Changes in lighting are notorious for causing problems. The fact that it took 2 months is a little strange, but not really... Some people say that you should decrease the lighting duration after adding new lights. This will help corals adapt. It might help with your SPS corals, although never did anything useful in my situation **. Also, I would definitely look into a UV shield. If your Mhs are double-ended, I'm told this is necessary. Mine where single ended, but I still think I should have had them.
** Background info - My situation:
I found that some corals would lived fine under a 250MH for months and even grew well, but all of a sudden for no reason, they would start bleaching and dieing. I'd move them lower in the tank and they'd come back. But when I tried to move them up again they would bleach again... Occasionally they'd do okay for a month or so and then bleach again. With some such as zoas, I'd observe the polyps get smaller and smaller until they disappeared, almost like they were starving...
Whats really odd is that I finally gave up and switched to PC lights and the same corals are doing great. Within 3 months or so, they have grown and average of 3x their size. In the 4-5 years I had most of them under the MH's they lived, but never grew.... Granted these are things like zoas palythoa, an LT anemone, etc... but still these corals are soft corals, that are supposed to like fairly high levels of light....

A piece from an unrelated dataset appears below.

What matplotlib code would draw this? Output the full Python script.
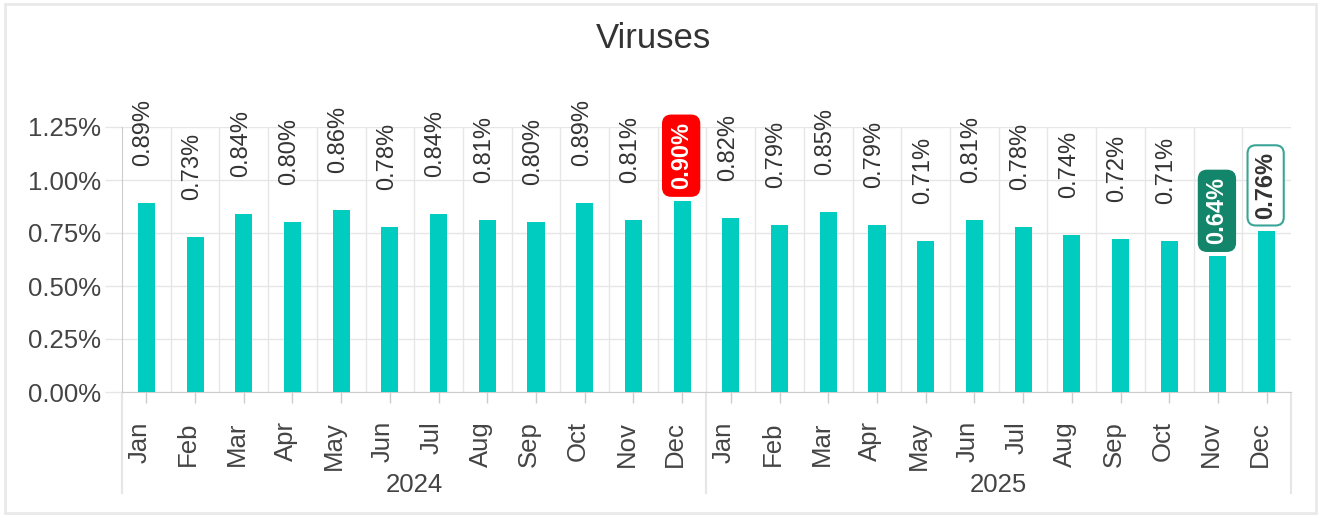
import matplotlib
matplotlib.use("Agg")
import matplotlib.pyplot as plt
from matplotlib.patches import Rectangle
from matplotlib.transforms import blended_transform_factory

plt.rcParams['font.family'] = ['Liberation Sans', 'DejaVu Sans']

# Monthly share of virus detections (%)
months = ["Jan", "Feb", "Mar", "Apr", "May", "Jun",
          "Jul", "Aug", "Sep", "Oct", "Nov", "Dec"]
years = ["2024", "2025"]
values_2024 = [0.89, 0.73, 0.84, 0.80, 0.86, 0.78, 0.84, 0.81, 0.80, 0.89, 0.81, 0.90]
values_2025 = [0.82, 0.79, 0.85, 0.79, 0.71, 0.81, 0.78, 0.74, 0.72, 0.71, 0.64, 0.76]
y_ticks = [0.00, 0.25, 0.50, 0.75, 1.00, 1.25]

# Highlighted points: overall max, overall min, latest value
highlight = {
    ("2024", "Dec"): dict(face="#ff0000", edge="#ff0000", text="white"),
    ("2025", "Nov"): dict(face="#13856a", edge="#13856a", text="white"),
    ("2025", "Dec"): dict(face="white", edge="#3aa596", text="#333333"),
}

labels = [m for _ in years for m in months]
keys = [(y, m) for y in years for m in months]
values = values_2024 + values_2025
xs = list(range(len(values)))

W, H, DPI = 1322, 517, 100
fig = plt.figure(figsize=(W / DPI, H / DPI), dpi=DPI)
ax = fig.add_axes([122 / W, 1 - 392 / H, (1291 - 122) / W, (392 - 127) / H])

bar_color = "#00ccc0"
grid_color = "#e6e6e6"
axis_color = "#cccccc"
text_color = "#444444"

ax.bar(xs, values, width=0.35, color=bar_color, zorder=3)

ax.set_xlim(-0.5, len(values) - 0.5)
ax.set_ylim(0, 1.25)
ax.set_yticks(y_ticks)
ax.set_yticklabels([f"{v:.2f}%" for v in y_ticks], fontsize=18.5, color=text_color)

# Tick marks at bar centres; month names on minor ticks set slightly to the left
ax.set_xticks(xs)
ax.set_xticklabels([])
ax.set_xticks([x - 0.14 for x in xs], minor=True)
ax.set_xticklabels(labels, minor=True, rotation=90, fontsize=18.5,
                   color=text_color, va="top")

ax.tick_params(axis="y", length=12, width=1, color=grid_color, pad=3)
ax.tick_params(axis="x", which="major", length=8, width=1, color=axis_color)
ax.tick_params(axis="x", which="minor", length=0, pad=21)

for s in ["top", "right"]:
    ax.spines[s].set_visible(False)
ax.spines["left"].set_color(axis_color)
ax.spines["bottom"].set_color(axis_color)

ax.grid(axis="y", color=grid_color, lw=1, zorder=0)
for b in range(1, len(values)):
    ax.axvline(b - 0.5, color=grid_color, lw=1, zorder=0)

# Value labels above bars
for x, v, k in zip(xs, values, keys):
    txt = f"{v:.2f}%"
    if k in highlight:
        h = highlight[k]
        ax.annotate(txt, (x, v), xytext=(-1, 12), textcoords="offset pixels",
                    rotation=90, ha="center", va="bottom", fontsize=17,
                    fontweight="bold", color=h["text"], zorder=5,
                    annotation_clip=False,
                    bbox=dict(boxstyle="round,pad=0.28,rounding_size=0.35",
                              fc=h["face"], ec=h["edge"], lw=1.5))
    else:
        ax.annotate(txt, (x, v), xytext=(-3, 37), textcoords="offset pixels",
                    rotation=90, ha="center", va="bottom", fontsize=17,
                    color="#333333", zorder=5, annotation_clip=False)

# Year grouping below month labels
btrans = blended_transform_factory(ax.transData, fig.transFigure)
n = len(months)
for i in range(len(years) + 1):
    xb = i * n - 0.5
    ax.plot([xb, xb], [1 - 393 / H, 1 - 493 / H], color=grid_color, lw=1.5,
            transform=btrans, clip_on=False)
for i, y in enumerate(years):
    ax.text(i * n + (n - 1) / 2, 1 - 485 / H, y, transform=btrans,
            ha="center", va="center", fontsize=18.5, color=text_color)

fig.text(653 / W, 1 - 38 / H, "Viruses", ha="center", va="center",
         fontsize=25, color="#333333")

# Light frame around the figure
fig.patches.append(Rectangle((5 / W, 4 / H), (1316 - 5) / W, (513 - 4) / H,
                             transform=fig.transFigure, fill=False,
                             ec="#e9e9e9", lw=2))

fig.savefig("out.png", dpi=DPI)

My thinking is that the issue was something to do with the UV light produced by the MHs. I did notice when they started bleaching, their tissue would start to flake off, like a sunburn. Maybe the constant sunburning just stressed them out too much or some light protective nutrient was being used up. The other possibility, is that the zooxanthellae, grew to fast and poisoned the corals with excess byproducts. (This is actually the exact subject that sparked my interest in gene regulation).